Botha believes the decline in building plans passed is related to the disruption caused by the unrest and protests in July and expressed confidence it will increase.
“But it will have a dampening impact in future because if you don’t hand in the plans today, nothing happens tomorrow,” he said.
Botha added that the value of building plans passed and value of buildings completed is only for the metros and larger municipalities and excludes the entire informal sector and smaller municipalities.
He does not believe Statistics South Africa is recording the significant building activity taking place in these areas.
Botha bases this on the financial performance of retail and trade sales of hardware, which was the second best performer in the third quarter.
“That gives me hope,” he said.
Increase in alterations and additions
Botha said an interesting feature of the latest building statistics is the increase in the share of alterations and additions, which had averaged 15% in 2019 but increased to more than 20% during 2021, with a new quarterly record high of almost 29% during the third quarter of 2021.
He said it was also heartening to be informed in November 2021 by new Minister of Finance Enoch Godongwana that an additional 55 projects valued at almost R600 billion had been added to the pipeline of infrastructure projects, with the telecommunication, transport and water and sanitation sectors prioritised in the short term.
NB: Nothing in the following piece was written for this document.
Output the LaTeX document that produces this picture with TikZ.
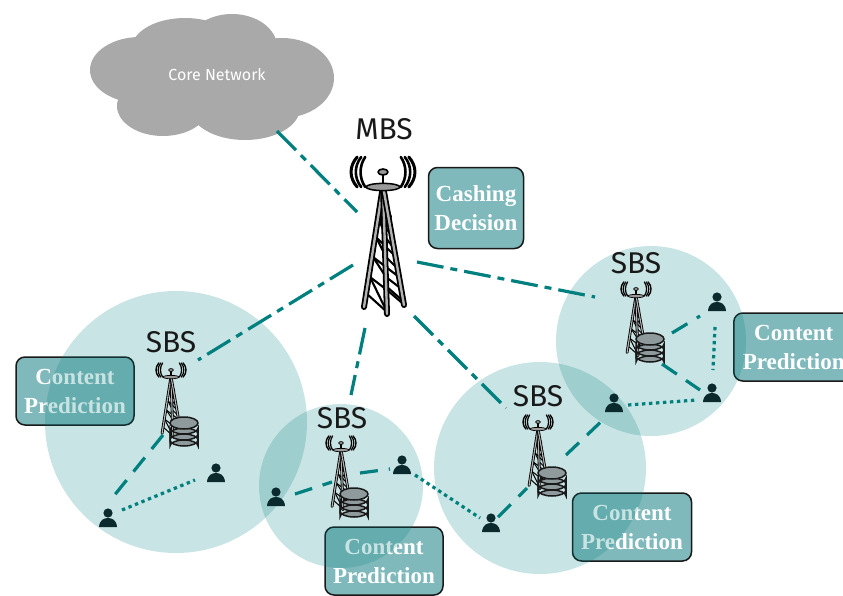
\documentclass[tikz,border=0pt]{standalone}
\usepackage{fontspec}
\setmainfont{Liberation Serif}
\newfontfamily\labelfont{Fira Sans}
\definecolor{tealline}{HTML}{007F7F}
\definecolor{boxfill}{HTML}{7FB9BB}
\definecolor{cloudgray}{HTML}{A9A9A9}
\definecolor{towergray}{HTML}{9A9A9A}
\definecolor{dbgray}{HTML}{8E9A9C}
\definecolor{persondark}{HTML}{0B2A2E}
\tikzset{
  cell/.style={circle,fill=tealline,fill opacity=.21,draw=none,inner sep=0pt},
  infobox/.style={draw=black!90,line width=1.5pt,rounded corners=9pt,fill=boxfill,text=white,font=\bfseries\fontsize{23}{29}\selectfont,align=center,inner sep=0pt},
  stationlabel/.style={font=\labelfont\fontsize{30}{30}\selectfont,text=black!90,inner sep=0pt},
  backhaul/.style={tealline,line width=3.2pt,dash pattern=on 27pt off 7pt on 7pt off 7pt},
  access/.style={tealline,line width=3.2pt,dash pattern=on 18pt off 11pt},
  d2d/.style={tealline,line width=3.2pt,dash pattern=on 3.4pt off 3.6pt},
  cloudpart/.style={ellipse,fill=cloudgray,draw=none,inner sep=0pt}
}
\usetikzlibrary{shapes.geometric}
\newcommand{\towerat}[3]{%
\begin{scope}[shift={(#1,#2)},scale=#3,line cap=round,line join=round]
  \foreach \s in {-1,1}{
    \foreach \r/\w in {11/2.6,16/2.6,21/3}{
      \draw[black,line width=#3*\w pt] (\s*\r*0.8+\s*9,-15) .. controls (\s*\r+\s*13,-6) and (\s*\r+\s*13,6) .. (\s*\r*0.8+\s*9,15);
    }
  }
  \draw[black,line width=#3*2.6pt] (0,0) -- (0,12);
  \fill[towergray,draw=black,line width=#3*1.6pt] (0,0) ellipse (5 and 3);
  % braces
  \foreach \a/\b/\c/\d in {-3/30/2/30,-5/45/2/55,-7/65/3/75,-10/85/3/95,-13/105/4/118,-16/122/4/140,2/30/5/45,2/45/8/55,2/65/10/75,3/85/13/95,3/105/16/115,4/118/18/130,-3/30/2/45,-5/45/3/65,-7/65/3/85,-10/85/3/105,-13/105/4/140,2/30/8/45,2/55/10/65,3/75/13/85,3/95/16/105,4/115/19/128}{
    \draw[black,line width=#3*2.1pt] (\a,\b) -- (\c,\d);
  }
  \foreach \x/\y in {-19/135,4/142,21/133}{
    \draw[black,line width=#3*6pt] (0,14) -- (\x,\y);
    \draw[towergray!75!white,line width=#3*2.4pt] (0,14) -- (\x,\y);
  }
  \fill[towergray,draw=black,line width=#3*1.5pt] (0,15) ellipse (17 and 3.6);
\end{scope}}
\newcommand{\dbat}[3]{%
\begin{scope}[shift={(#1,#2)},scale=#3]
  \foreach \y in {9,3,-3}{
    \fill[dbgray,draw=black!90,line width=#3*1.5pt] (-14,\y) -- (-14,\y+6) arc[start angle=180,end angle=360,x radius=14,y radius=6] -- (14,\y) arc[start angle=0,end angle=-180,x radius=14,y radius=-6] -- cycle;
  }
  \fill[dbgray,draw=black!90,line width=#3*1.5pt] (0,-8) ellipse (14 and 6);
\end{scope}}
\newcommand{\personat}[2]{%
  \fill[persondark] (#1,#2-5) circle (4.6);
  \fill[persondark] (#1-9,#2+9) .. controls (#1-8.5,#2+2) and (#1-4,#2) .. (#1,#2) .. controls (#1+4,#2) and (#1+8.5,#2+2) .. (#1+9,#2+9) -- cycle;
}
\begin{document}
\begin{tikzpicture}[x=1pt,y=-1pt]
\useasboundingbox (0,0) rectangle (843,595);
% info boxes
\node[infobox,minimum width=118pt,minimum height=68pt] (boxl) at (75,391) {Content\\Prediction};
\node[infobox,minimum width=118pt,minimum height=68pt] (boxm) at (384,561) {Content\\Prediction};
\node[infobox,minimum width=119pt,minimum height=68pt] (boxrm) at (632,527) {Content\\Prediction};
\node[infobox,minimum width=120pt,minimum height=68pt,anchor=west] (boxr) at (733,347) {Content\\Prediction};
\node[infobox,minimum width=95pt,minimum height=81pt] (boxc) at (476,208) {Cashing\\Decision};
% coverage cells
\node[cell,minimum size=262pt] (cell1) at (176,422) {};
\node[cell,minimum size=164pt] (cell2) at (341,486) {};
\node[cell,minimum size=212pt] (cell3) at (540,468) {};
\node[cell,minimum size=190pt] (cell4) at (651,341) {};
% cloud
\node[cloudpart,minimum width=100pt,minimum height=66pt] (c1) at (140,70) {};
\node[cloudpart,minimum width=106pt,minimum height=60pt] (c2) at (185,48) {};
\node[cloudpart,minimum width=90pt,minimum height=66pt] (c3) at (232,47) {};
\node[cloudpart,minimum width=104pt,minimum height=80pt] (c4) at (282,78) {};
\node[cloudpart,minimum width=92pt,minimum height=60pt] (c5) at (163,106) {};
\node[cloudpart,minimum width=110pt,minimum height=64pt] (c6) at (245,108) {};
\node[cloudpart,minimum width=130pt,minimum height=70pt] (c7) at (210,80) {};
\node[text=white,font=\labelfont\fontsize{16}{16}\selectfont,inner sep=0pt] (core) at (217,75) {Core Network};
% towers
\towerat{383}{172}{1}
\towerat{171}{370}{.47}
\towerat{341}{443}{.47}
\towerat{538}{422}{.47}
\towerat{636}{289}{.47}
\dbat{184}{431}{1}
\dbat{354}{502}{1}
\dbat{552}{481}{1}
\dbat{650}{347}{1}
% labels
\node[stationlabel] (mbs) at (384,129) {MBS};
\node[stationlabel] (s1) at (171,342) {SBS};
\node[stationlabel] (s2) at (342,418) {SBS};
\node[stationlabel] (s3) at (538,396) {SBS};
\node[stationlabel] (s4) at (636,263) {SBS};
% users
\personat{108}{518}
\personat{216}{473}
\personat{276}{497}
\personat{402}{465}
\personat{491}{523}
\personat{614}{403}
\personat{717}{302}
\personat{712}{393}
% connector ends
\coordinate (a1) at (277,131); \coordinate (a2) at (357,212);
\coordinate (b1) at (353,265); \coordinate (b2) at (198,360);
\coordinate (e1) at (365,328); \coordinate (e2) at (351,395);
\coordinate (f1) at (414,316); \coordinate (f2) at (506,408);
\coordinate (g1) at (417,262); \coordinate (g2) at (595,297);
\coordinate (h1) at (163,435); \coordinate (h2) at (113,497);
\coordinate (i1) at (122,510); \coordinate (i2) at (195,480);
\coordinate (j1) at (295,494); \coordinate (j2) at (332,482);
\coordinate (k1) at (360,473); \coordinate (k2) at (390,469);
\coordinate (l1) at (415,475); \coordinate (l2) at (480,518);
\coordinate (m1) at (498,517); \coordinate (m2) at (527,488);
\coordinate (n1) at (566,455); \coordinate (n2) at (606,417);
\coordinate (o1) at (628,405); \coordinate (o2) at (697,400);
\coordinate (p1) at (672,333); \coordinate (p2) at (700,316);
\coordinate (q1) at (662,364); \coordinate (q2) at (700,390);
\coordinate (r1) at (715,327); \coordinate (r2) at (713,370);
\foreach \u/\v in {a1/a2,b1/b2,e1/e2,f1/f2,g1/g2}{\draw[backhaul] (\u) -- (\v);}
\foreach \u/\v in {h1/h2,j1/j2,k1/k2,m1/m2,n1/n2,p1/p2,q1/q2}{\draw[access] (\u) -- (\v);}
\foreach \u/\v in {i1/i2,l1/l2,o1/o2,r1/r2}{\draw[d2d] (\u) -- (\v);}
\end{tikzpicture}
\end{document}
Botha does not believe the government has a financing headache in regard to its infrastructure investment plan.
“In the last two fiscal years, government had a R130 billion tax revenue overrun. That is an unbelievable figure.
“I think government has enough money. For the first bunch of infrastructure projects of R340 billion, the funding is already in place.
“Construction is the most labour intensive sector of the economy. For every job you create, you immediately broaden the tax base,” he said.
In his Medium Term Budget Policy Statement (MTBPS), Godongwana referred to the 65 priority infrastructure projects valued at R340 billion that were gazetted in 2020 and the additional 55 new projects from various sectors valued at R441 billion.
However, the R441 billion cited by Godongwana in the MTBPS differs from the stated R595 billion value of these projects when the second tranche of projects was announced in October 2021.
Botha conceded there is “a huge funding gap” for these second tranche projects but is encouraged by the invitation to the private sector to “come to the party and get involved”.
Afrimat CEO Andries van Heerden said the company’s most recent financial results show a correlation between the latest index results and Afrimat’s construction materials and industrial minerals segments returning closer to pre-Covid-19 volumes and margin levels.
“We do remain cautiously optimistic that additional momentum will come to the fore during the course of 2022, driven by the much anticipated infrastructure projects,” he said.